Что касается уровня культуры филиппинцев, в целом он был ниже, чем у народов соседних азиатских стран, что объяснялось замедленными темпами социально-экономического развития архипелага. Черты племенной культуры, сложившейся в различных районах страны, отличаясь местным своеобразием, имели общие малайские истоки и в той или иной степени испытали воздействие индо-яванской и китайской культуры (особенно у народов, населявших приморские территории и занимавшихся морской торговлей)[3]. Крупные равнинные народы (тагалы, висайя) имели собственную систему письма (этот факт отмечен многими испанскими авторами, которые с некоторым удивлением писали о большом числе грамотных среди «дикарей-туземцев»), пользовались собственными алфавитами, созданными на основе южноиндийских. Образцов древней филиппинской письменности почти не сохранилось — часть из них погибла от времени (филиппинцы писали на трудносохраняемых материалах — древесной коре, пальмовых и банановых листьях и т. д.), часть была уничтожена испанскими миссионерами.
Среди равнинных народов и наиболее развитых горных племен были распространены разнообразные жанры фольклорного творчества. Фольклорное наследие тагалов — одного из самых развитых народов Филиппин — представлено стихотворными пословицами, загадками, песнями, театрализованными драматическими представлениями. Эти последние носили стихотворную форму, сопровождались пением и танцами. Наиболее распространенным их видом был карагатан — род поэтического состязания (на определенный сюжет), в котором участвовали мужчины и женщины. Жанр эпической поэзии получил развитие среди илоков, населявших северо-западные приморские районы Лусона, и ифугао, одного из наиболее крупных и развитых горных народов Лусона.

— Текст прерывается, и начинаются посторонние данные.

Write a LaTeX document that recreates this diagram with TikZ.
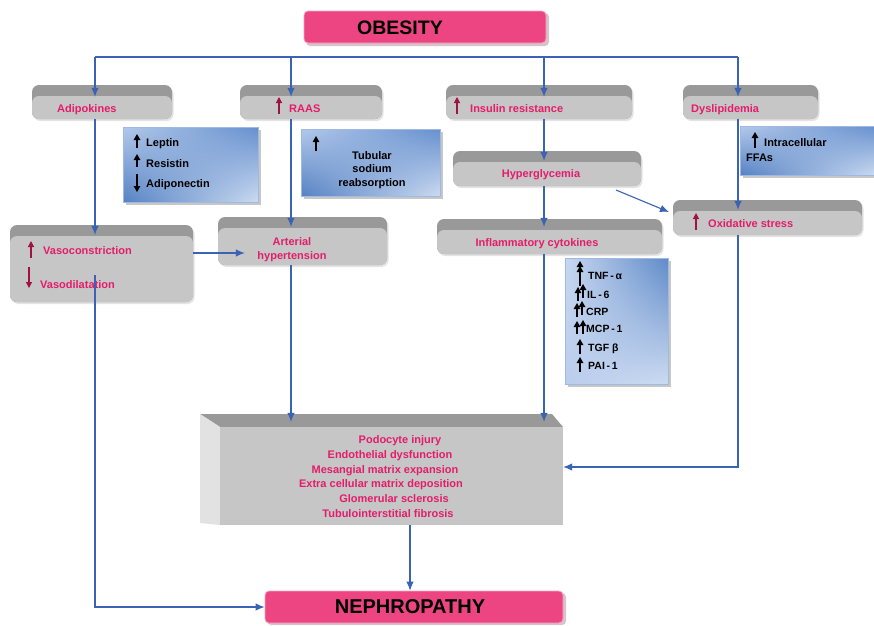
\documentclass[tikz,border=0pt]{standalone}
\usepackage{fontspec}
\setmainfont{Liberation Sans}
\usetikzlibrary{arrows.meta,fit,shadings}
\definecolor{pinkbox}{HTML}{EC4581}
\definecolor{pinkedge}{HTML}{F5A9C4}
\definecolor{pinkshadow}{HTML}{D7C3CB}
\definecolor{txtpink}{HTML}{E41C6B}
\definecolor{maroonar}{HTML}{A0123F}
\definecolor{lineblue}{HTML}{3A62B5}
\definecolor{gfront}{HTML}{C5C6C5}
\definecolor{gtop}{HTML}{989998}
\definecolor{gshadow}{HTML}{E4E4E4}
\definecolor{gleft}{HTML}{E2E2E2}
\definecolor{bUL}{HTML}{B3C9EA}
\definecolor{bUR}{HTML}{6690CE}
\definecolor{bLL}{HTML}{5581C3}
\definecolor{bLR}{HTML}{CCDBF1}
\definecolor{bEdge}{HTML}{9DB9E4}
\definecolor{cUL}{HTML}{C8D8F0}
\definecolor{cUR}{HTML}{5F8AC9}
\definecolor{cLL}{HTML}{BACDEC}
\definecolor{cLR}{HTML}{CCDBF1}
\tikzset{
  conn/.style={draw=lineblue, line width=1.1pt, -{Latex[length=9pt,width=7.5pt]}},
  plainline/.style={draw=lineblue, line width=1.1pt},
  lbl/.style={text=txtpink, font=\bfseries\fontsize{11}{13}\selectfont, inner sep=0pt},
  blk/.style={text=black, font=\bfseries\fontsize{11}{13}\selectfont, inner sep=0pt},
  cyt/.style={text=black, font=\bfseries\fontsize{10.5}{12}\selectfont, inner sep=0pt},
  upblk/.style={draw=black, line width=1.3pt, -{Triangle[length=6pt,width=6.5pt]}},
  upmar/.style={draw=maroonar, line width=1.2pt, -{Triangle[length=6pt,width=6pt]}},
  bshadeA/.style={upper left=bUL, upper right=bUR, lower left=bLL, lower right=bLR},
  bshadeB/.style={upper left=cUL, upper right=cUR, lower left=cLL, lower right=cLR},
}
\newcommand\mygbox[5]{%
  \fill[gshadow,rounded corners=7pt] (#2+1.5,#3+2) rectangle (#4+1.5,#5+2);
  \fill[gtop,rounded corners=7pt] (#2,#3) rectangle (#4,#5);
  \fill[gfront,rounded corners=7pt] (#2,#3+11) rectangle (#4,#5);
  \coordinate (#1-a) at (#2,#3);
  \coordinate (#1-b) at (#4,#5);
  \node[fit=(#1-a)(#1-b),inner sep=0pt] (#1) {};
}
\newcommand\mybbox[6]{%
  \fill[black!22] (#3+2.5,#4+2.5) rectangle (#5+2.5,#6+2.5);
  \shade[#1, draw=bEdge, line width=0.7pt] (#3,#4) rectangle (#5,#6);
  \coordinate (#2-a) at (#3,#4);
  \coordinate (#2-b) at (#5,#6);
  \node[fit=(#2-a)(#2-b),inner sep=0pt] (#2) {};
}
\begin{document}
\begin{tikzpicture}[x=1pt,y=-1pt]
\useasboundingbox (0,0) rectangle (874,625);
\fill[white] (0,0) rectangle (874,625);

% OBESITY
\fill[pinkshadow,rounded corners=4pt] (306,13) rectangle (549,46);
\node[fill=pinkbox, draw=pinkedge, line width=0.8pt, rounded corners=4pt, minimum width=242pt, minimum height=32pt, inner sep=0pt] (obesity) at (425,27) {};
\node[text=black, font=\bfseries\fontsize{19.5}{22}\selectfont, inner sep=0pt] (obesityt) at (400,28) {OBESITY};

% NEPHROPATHY
\fill[pinkshadow,rounded corners=4pt] (267,593) rectangle (566,625);
\node[fill=pinkbox, draw=pinkedge, line width=0.8pt, rounded corners=4pt, minimum width=298pt, minimum height=32pt, inner sep=0pt] (nephro) at (414,607) {};
\node[text=black, font=\bfseries\fontsize{20}{22}\selectfont, inner sep=0pt] (nephrot) at (410,607) {NEPHROPATHY};

% grey boxes
\mygbox{adipo}{32}{85}{172}{119}
\mygbox{raas}{240}{85}{382}{119}
\mygbox{insulin}{446}{85}{632}{119}
\mygbox{dysl}{683}{85}{818}{119}
\mygbox{vaso}{10}{225}{193}{302}
\mygbox{arter}{218}{217}{387}{265}
\mygbox{hyper}{453}{151}{641}{186}
\mygbox{inflam}{437}{219}{662}{254}
\mygbox{oxid}{673}{200}{862}{235}

% blue boxes
\mybbox{bshadeA}{lepbox}{123}{127}{258}{202}
\mybbox{bshadeA}{tubbox}{301}{129}{440}{196}
\mybbox{bshadeA}{ffabox}{740}{126}{876}{175}
\mybbox{bshadeB}{cytbox}{565}{258}{668}{384}

% big 3D box
\fill[gtop] (200,414) -- (552,414) -- (563,427) -- (220,427) -- cycle;
\fill[gleft] (200,414) -- (220,427) -- (220,525) -- (200,523) -- cycle;
\fill[gfront] (220,427) rectangle (563,525);
\coordinate (big-a) at (200,414);
\coordinate (big-b) at (563,525);
\node[fit=(big-a)(big-b),inner sep=0pt] (big) {};

% labels in grey boxes
\node[lbl, anchor=base west] (tadipo) at (57,112) {Adipokines};
\node[lbl, anchor=base west] (traas) at (289,112) {RAAS};
\draw[upmar] (279,114) -- (279,97);
\node[lbl, anchor=base west] (tins) at (470,112) {Insulin resistance};
\draw[upmar] (457,114) -- (457,97);
\node[lbl, anchor=base west] (tdysl) at (691,112) {Dyslipidemia};

\node[lbl, anchor=base west] (tvc) at (43,254) {Vasoconstriction};
\draw[upmar] (31,258) -- (31,241);
\node[lbl, anchor=base west] (tvd) at (40,288) {Vasodilatation};
\draw[upmar] (29,267) -- (29,288);

\node[lbl, anchor=base] (tart1) at (292,245) {Arterial};
\node[lbl, anchor=base] (tart2) at (292,259) {hypertension};
\node[lbl, anchor=base] (thyp) at (541,177) {Hyperglycemia};
\node[lbl, anchor=base] (tinf) at (537,246) {Inflammatory cytokines};
\node[lbl, anchor=base west] (tox) at (708,227) {Oxidative stress};
\draw[upmar] (696,230) -- (696,213);

% labels in blue boxes
\node[blk, anchor=base west] (tlep) at (146,146) {Leptin};
\draw[upblk] (137,148) -- (137,134);
\node[blk, anchor=base west] (tres) at (146,167) {Resistin};
\draw[upblk] (137,167) -- (137,154);
\node[blk, anchor=base west] (tadn) at (146,187) {Adiponectin};
\draw[upblk] (137,174) -- (137,192);

\draw[upblk] (316,151) -- (316,136);
\node[blk, anchor=base] (ttub1) at (372,159) {Tubular};
\node[blk, anchor=base] (ttub2) at (372,172) {sodium};
\node[blk, anchor=base] (ttub3) at (372,186) {reabsorption};

\draw[upblk] (755,148) -- (755,132);
\node[blk, anchor=base west] (tffa1) at (764,146) {Intracellular};
\node[blk, anchor=base west] (tffa2) at (746,161) {FFAs};

% cytokines
\draw[upblk] (580,286) -- (580,266);
\draw[upblk] (580,272) -- (580,261);
\node[cyt, anchor=base west] (ttnf) at (588,279) {TNF\,-\,α};
\draw[upblk] (578,301) -- (578,287);
\draw[upblk] (583,298) -- (583,284);
\node[cyt, anchor=base west] (til6) at (587,298) {IL\,-\,6};
\draw[upblk] (577,317) -- (577,303);
\draw[upblk] (582,315) -- (582,301);
\node[cyt, anchor=base west] (tcrp) at (586,315) {CRP};
\draw[upblk] (577,334) -- (577,321);
\draw[upblk] (583,334) -- (583,320);
\node[cyt, anchor=base west] (tmcp) at (586,332) {MCP\,-\,1};
\draw[upblk] (580,354) -- (580,339);
\node[cyt, anchor=base west] (ttgf) at (588,351) {TGF β};
\draw[upblk] (580,372) -- (580,357);
\node[cyt, anchor=base west] (tpai) at (588,369) {PAI\,-\,1};

% big box text
\node[lbl, anchor=base] (b1) at (400,443) {Podocyte injury};
\node[lbl, anchor=base] (b2) at (390,458) {Endothelial dysfunction};
\node[lbl, anchor=base] (b3) at (385,473) {Mesangial matrix expansion};
\node[lbl, anchor=base] (b4) at (381,487) {Extra cellular matrix deposition};
\node[lbl, anchor=base] (b5) at (394,502) {Glomerular sclerosis};
\node[lbl, anchor=base] (b6) at (388,517) {Tubulointerstitial fibrosis};

% connectors
\coordinate (bus) at (0,57);
\coordinate (cA) at (95,0);
\coordinate (cR) at (291,0);
\coordinate (cI) at (544,0);
\coordinate (cD) at (738,0);
\coordinate (cN) at (410,0);
\coordinate (rowOx) at (0,467);
\coordinate (rowVaso) at (0,253);
\coordinate (vasoOut) at (95,275);
\coordinate (hypOut) at (616,190);
\coordinate (oxIn) at (669,212);

\draw[plainline] (cA |- bus) -- (cD |- bus);
\draw[conn] (cA |- bus) -- ([yshift=-12pt]cA |- adipo.north);
\draw[conn] (cR |- bus) -- ([yshift=-12pt]cR |- raas.north);
\draw[conn] (cI |- bus) -- ([yshift=-12pt]cI |- insulin.north);
\draw[conn] (cD |- bus) -- ([yshift=-12pt]cD |- dysl.north);

\draw[conn] (cA |- adipo.south) -- ([yshift=-10pt]cA |- vaso.north);
\draw[conn] (cR |- raas.south) -- ([yshift=-10pt]cR |- arter.north);
\draw[conn] (cI |- insulin.south) -- ([yshift=-10pt]cI |- hyper.north);
\draw[conn] (cI |- hyper.south) -- ([yshift=-8pt]cI |- inflam.north);
\draw[conn] (cD |- dysl.south) -- ([yshift=-10pt]cD |- oxid.north);
\draw[conn] (hypOut) -- (oxIn);
\draw[conn] (vaso.east |- rowVaso) -- ([xshift=27pt]arter.west |- rowVaso);

\draw[conn] (cR |- arter.south) -- ([yshift=-8pt]cR |- big.north);
\draw[conn] (cI |- inflam.south) -- ([yshift=-8pt]cI |- big.north);
\draw[conn] (cD |- oxid.south) -- (cD |- rowOx) -- (big.east |- rowOx);
\draw[conn] (cN |- big.south) -- (cN |- nephro.north);
\draw[conn] (vasoOut) -- (cA |- nephro.west) -- (nephro.west);
\end{tikzpicture}
\end{document}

Непременным атрибутом всех обрядовых и культовых церемоний повсюду на архипелаге были музыка и танцы. Испанские авторы отмечали обилие и разнообразие местных музыкальных инструментов. Пигафетта писал, что жители Себу изготовляли многочисленные разновидности цимбал. Один из испанских хроникеров XVI в. сообщал, что на о-ве Самар все танцы сопровождались аккомпанементом на музыкальных инструментах, похожих на европейские гитары. Почти повсеместно на Лусоне и Висайских островах археологи находят древний и, по-видимому, один из самых популярных музыкальных инструментов — кудьяпи (струнный инструмент, напоминающий гитару), который сохранился теперь только у тагалов и стал в тагальской литературе поэтическим символом.

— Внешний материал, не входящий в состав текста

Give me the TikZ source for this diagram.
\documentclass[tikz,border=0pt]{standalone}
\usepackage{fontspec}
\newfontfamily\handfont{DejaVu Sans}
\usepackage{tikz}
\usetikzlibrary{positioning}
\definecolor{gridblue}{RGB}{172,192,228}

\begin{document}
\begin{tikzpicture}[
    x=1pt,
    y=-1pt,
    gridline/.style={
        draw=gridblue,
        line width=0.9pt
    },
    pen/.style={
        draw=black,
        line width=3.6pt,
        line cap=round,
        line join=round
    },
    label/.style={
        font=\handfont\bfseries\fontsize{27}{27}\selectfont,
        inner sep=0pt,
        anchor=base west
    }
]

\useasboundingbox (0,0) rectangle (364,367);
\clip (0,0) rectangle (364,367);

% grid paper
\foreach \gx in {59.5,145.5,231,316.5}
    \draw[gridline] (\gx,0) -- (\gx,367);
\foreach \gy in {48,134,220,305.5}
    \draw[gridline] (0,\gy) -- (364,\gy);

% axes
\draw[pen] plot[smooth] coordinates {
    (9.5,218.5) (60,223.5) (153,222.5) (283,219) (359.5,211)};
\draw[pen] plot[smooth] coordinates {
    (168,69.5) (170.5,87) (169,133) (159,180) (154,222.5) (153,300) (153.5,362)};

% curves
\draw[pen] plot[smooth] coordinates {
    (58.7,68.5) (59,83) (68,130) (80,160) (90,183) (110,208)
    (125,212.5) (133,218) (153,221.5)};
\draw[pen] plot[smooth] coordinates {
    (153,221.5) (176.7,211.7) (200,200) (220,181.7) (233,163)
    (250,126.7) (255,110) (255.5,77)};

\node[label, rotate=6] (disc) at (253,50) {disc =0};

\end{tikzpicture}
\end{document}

До прихода испанцев в северных и центральных районах Филиппин еще не сложилось единой религии. Религиозные воззрения их жителей в целом основывались на анимизме. У племен, находившихся на различных стадиях разложения первобытнообщинного строя, из чисто анимистических представлений возник политеизм — поклонение сонму божеств, хотя и сохранялась прежняя вера в многочисленных духов, которые заняли место, следующее за богами. Каждое божество наделялось определенными функциями, связанными с различными сферами человеческой жизни и деятельности (боги земледелия, дождя, урожая, войны, огня, любви, смерти и т. д.). Обожествлялись небесные светила, животные (крокодилы, акулы) и птицы. У развитых народов сложилась идея верховного божества, возвышающегося над остальными богами. У тагалов существовал культ верховного божества Батхала — творца земли и человека. Весь окружающий мир филиппинцы населяли множеством духов (у тагалов они называются анито, у висайя — дивата) — покровителей жилищ, домашнего очага, лесов, рек, морей, полей, пещер и т. д.

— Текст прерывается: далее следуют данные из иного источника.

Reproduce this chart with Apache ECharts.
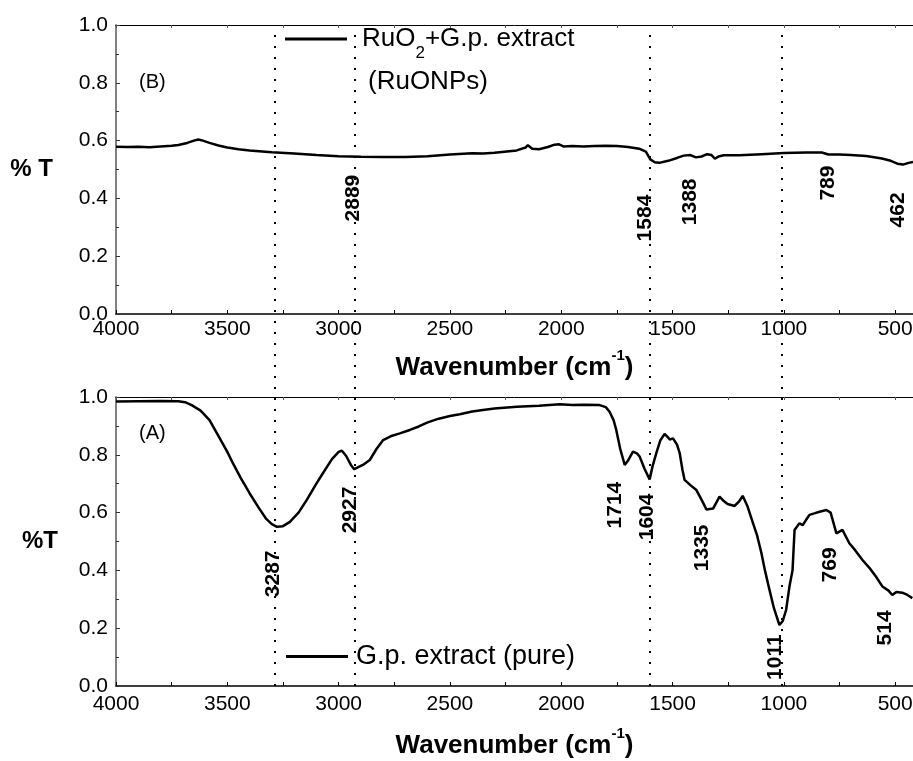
<!DOCTYPE html>
<html>
<head>
<meta charset="utf-8">
<script src="https://cdn.jsdelivr.net/npm/echarts@6/dist/echarts.min.js"></script>
<style>html,body{margin:0;padding:0;background:#fff}#c{width:913px;height:761px}</style>
</head>
<body>
<div id="c"></div>
<script>
// ---- data ----
const wnB = [4000,3950,3900,3850,3800,3750,3720,3680,3650,3630,3610,3580,3540,3500,3450,3400,3300,3200,3100,3000,2900,2800,2700,2600,2500,2400,2350,2300,2200,2160,2150,2130,2100,2060,2030,2010,1990,1950,1900,1850,1800,1750,1700,1650,1620,1600,1580,1560,1520,1480,1450,1420,1395,1370,1345,1325,1310,1290,1270,1200,1100,1000,900,830,800,750,700,630,560,520,490,465,440,420];
const tB  = [0.579,0.578,0.579,0.577,0.580,0.582,0.585,0.592,0.600,0.604,0.600,0.592,0.583,0.576,0.570,0.566,0.560,0.555,0.550,0.546,0.544,0.543,0.543,0.546,0.552,0.556,0.555,0.558,0.566,0.576,0.584,0.572,0.570,0.578,0.586,0.587,0.580,0.581,0.580,0.581,0.582,0.581,0.578,0.572,0.562,0.535,0.525,0.523,0.530,0.540,0.548,0.550,0.542,0.545,0.553,0.550,0.538,0.546,0.549,0.549,0.553,0.557,0.559,0.559,0.552,0.552,0.550,0.547,0.538,0.530,0.520,0.517,0.523,0.526];

const wnA = [4000,3900,3800,3720,3690,3660,3620,3580,3547,3500,3475,3440,3400,3360,3325,3300,3277,3250,3219,3180,3143,3100,3070,3030,3000,2985,2966,2945,2930,2910,2891,2860,2830,2800,2760,2725,2680,2640,2600,2550,2500,2456,2400,2352,2300,2200,2100,2007,1950,1900,1828,1800,1783,1765,1753,1735,1715,1700,1678,1660,1648,1625,1603,1590,1573,1555,1536,1520,1513,1498,1480,1468,1456,1446,1420,1393,1370,1348,1318,1289,1270,1253,1221,1200,1185,1163,1141,1120,1101,1085,1070,1045,1020,1005,990,975,961,952,930,915,900,885,860,840,809,790,764,737,706,680,647,615,586,557,530,513,495,468,445,423];
const tA  = [0.984,0.985,0.986,0.985,0.982,0.972,0.953,0.920,0.875,0.810,0.771,0.720,0.667,0.618,0.578,0.560,0.551,0.553,0.568,0.600,0.644,0.700,0.737,0.785,0.810,0.814,0.796,0.765,0.750,0.758,0.765,0.782,0.820,0.851,0.866,0.874,0.886,0.898,0.912,0.925,0.934,0.940,0.950,0.955,0.960,0.966,0.970,0.975,0.972,0.973,0.972,0.965,0.949,0.920,0.886,0.820,0.765,0.780,0.811,0.805,0.794,0.750,0.715,0.760,0.806,0.850,0.872,0.860,0.853,0.857,0.835,0.806,0.750,0.713,0.695,0.678,0.645,0.611,0.614,0.655,0.640,0.630,0.623,0.640,0.658,0.621,0.569,0.520,0.460,0.400,0.350,0.270,0.211,0.225,0.263,0.344,0.401,0.540,0.563,0.557,0.575,0.592,0.598,0.603,0.609,0.600,0.528,0.540,0.494,0.470,0.436,0.408,0.378,0.344,0.330,0.315,0.325,0.323,0.315,0.304];

const xLabelValues = [4000,3500,3000,2500,2000,1500,1000,500];
const xTickValues  = [4000,3750,3500,3250,3000,2750,2500,2250,2000,1750,1500,1250,1000,750,500];
const markerLines = [3287, 2927, 1604, 1011];
const peaksB = ['2889','1584','1388','789','462'];
const peaksA = ['3287','2927','1714','1604','1335','769','514','1011'];

// ---- layout (label anchors in axis units) ----
const peakPosB = [[2935,0.401],[1624,0.332],[1422,0.388],[802,0.453],[487,0.360]];
const peakPosA = [[3295,0.388],[2949,0.609],[1759,0.626],[1615,0.585],[1368,0.478],[793,0.419],[546,0.201],[1040,0.100]];

const FONT = '"Liberation Sans", Arial, Helvetica, sans-serif';
const XMIN = 420, XMAX = 4000;

function zip(a,b){ return a.map((v,i)=>[v,b[i]]); }

function bottomX(gridIndex, gap, margin){
  return {
    type:'value', gridIndex, inverse:true, min:XMIN, max:XMAX, position:'bottom',
    axisLine:{show:true, lineStyle:{color:'#000', width:1.5}},
    axisTick:{show:true, inside:true, length:4, customValues:xTickValues, lineStyle:{color:'#000'}},
    axisLabel:{show:true, customValues:xLabelValues, fontSize:21, color:'#000', fontFamily:FONT, margin:margin,
      showMinLabel:true, showMaxLabel:true, hideOverlap:false, formatter:v=>String(v)},
    splitLine:{show:false},
    name:'{b|Wavenumber (cm}{s|-1}{b|)}', nameLocation:'middle', nameGap:gap,
    nameTextStyle:{rich:{
      b:{fontSize:26, fontWeight:'bold', color:'#000', fontFamily:FONT},
      s:{fontSize:15, fontWeight:'bold', color:'#000', fontFamily:FONT, padding:[0,0,24,0]}
    }}
  };
}
function topX(gridIndex){
  return {
    type:'value', gridIndex, inverse:true, min:XMIN, max:XMAX, position:'top',
    axisLine:{show:true, lineStyle:{color:'#000', width:1}},
    axisTick:{show:true, inside:true, length:3, customValues:xTickValues, lineStyle:{color:'#555'}},
    axisLabel:{show:false}, splitLine:{show:false}
  };
}
function leftY(gridIndex, name, gap, pad){
  return {
    type:'value', gridIndex, min:0, max:1, interval:0.2,
    axisLine:{show:true, lineStyle:{color:'#808080', width:2}},
    axisTick:{show:true, inside:true, length:4, lineStyle:{color:'#333'}},
    minorTick:{show:true, splitNumber:2, length:3, lineStyle:{color:'#333'}},
    axisLabel:{fontSize:21, color:'#000', fontFamily:FONT, margin:8, formatter:v=>v.toFixed(1)},
    splitLine:{show:false},
    name:name, nameLocation:'middle', nameRotate:0, nameGap:gap,
    nameTextStyle:{fontSize:24, fontWeight:'bold', color:'#000', fontFamily:FONT, padding:pad}
  };
}
function peakSeries(xi, yi, pos, texts){
  return {
    type:'scatter', xAxisIndex:xi, yAxisIndex:yi, symbolSize:0, silent:true, z:5,
    itemStyle:{opacity:1, color:'#000'},
    data: pos.map((p,i)=>({value:p, label:{formatter:texts[i]}})),
    label:{show:true, position:'inside', rotate:90, fontSize:21, fontWeight:'bold', color:'#000',
      opacity:1, textBorderWidth:0, fontFamily:FONT}
  };
}

const chart = echarts.init(document.getElementById('c'), null, {renderer:'canvas'});
const gridBase = {left:116, right:0, containLabel:false, outerBoundsMode:'none'};
chart.setOption({
  animation:false,
  backgroundColor:'#fff',
  grid:[
    Object.assign({top:25, height:289}, gridBase),
    Object.assign({top:397, height:289}, gridBase),
    Object.assign({top:25, height:661}, gridBase)
  ],
  xAxis:[
    bottomX(0, 34, 5),
    bottomX(1, 40, 8),
    {type:'value', gridIndex:2, inverse:true, min:XMIN, max:XMAX, show:false},
    topX(0),
    topX(1)
  ],
  yAxis:[
    leftY(0, '% T', 63, [10,0,0,0]),
    leftY(1, '%T', 58, [0,0,42,0]),
    {type:'value', gridIndex:2, min:0, max:1, show:false}
  ],
  legend:[
    {
      data:['RuO2+G.p. extract'], left:285, top:26, padding:0,
      icon:'rect', itemWidth:62, itemHeight:3,
      formatter:()=> '{a|RuO}{s|2}{a|+G.p. extract}',
      textStyle:{padding:[0,0,0,10], rich:{
        a:{fontSize:26, color:'#000', fontFamily:FONT},
        s:{fontSize:17, color:'#000', fontFamily:FONT, padding:[28,0,0,0]}
      }}
    },
    {
      data:['G.p. extract (pure)'], left:286, top:643, padding:0,
      icon:'rect', itemWidth:62, itemHeight:3,
      textStyle:{fontSize:27, color:'#000', fontFamily:FONT, padding:[0,0,0,3]}
    }
  ],
  graphic:[
    {type:'text', left:139, top:72, style:{text:'(B)', fontSize:20, fill:'#000', fontFamily:FONT}},
    {type:'text', left:139, top:423, style:{text:'(A)', fontSize:20, fill:'#000', fontFamily:FONT}},
    {type:'text', left:368, top:69, style:{text:'(RuONPs)', fontSize:26, fill:'#000', fontFamily:FONT}}
  ],
  series:[
    {name:'RuO2+G.p. extract', type:'line', xAxisIndex:0, yAxisIndex:0, data:zip(wnB,tB),
     showSymbol:false, symbol:'none', lineStyle:{color:'#000', width:2.5}, itemStyle:{color:'#000'}, z:3},
    {name:'G.p. extract (pure)', type:'line', xAxisIndex:1, yAxisIndex:1, data:zip(wnA,tA),
     showSymbol:false, symbol:'none', lineStyle:{color:'#000', width:2.5}, itemStyle:{color:'#000'}, z:3},
    {type:'line', xAxisIndex:2, yAxisIndex:2, data:[], silent:true,
     markLine:{symbol:['none','none'], silent:true, animation:false,
       label:{show:false},
       lineStyle:{color:'#000', width:2, type:[2,9]},
       data: markerLines.map(v=>({xAxis:v}))}},
    peakSeries(0,0,peakPosB,peaksB),
    peakSeries(1,1,peakPosA,peaksA)
  ]
});
</script>
</body>
</html>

Широко распространено было среди филиппинцев почитание предков. Духам предков поклонялись как существам божественного порядка, выполняющим роль посредников между людьми и высшими сверхъестественными силами. Им воздавались ритуальные почести (из камня, кости, дерева вырезали идолов в память умерших, специальные подношения из пищи и вина приносили на могилы и т. п.). У многих племен существовали вера в загробную жизнь, понятие рая, идея вознаграждения в потустороннем мире. Храмовых сооружений, постоянных мест для ритуальных церемоний у филиппинцев не было, отсутствовало жреческое сословие. Религиозными ритуалами и обрядами жертвоприношений (состоявших обычно из рисового вина, фруктов, заколотых свиней, кур, иногда золота) руководили старые, почитаемые члены общины, обычно женщины, реже — мужчины, исполнявшие фактически функции жрецов.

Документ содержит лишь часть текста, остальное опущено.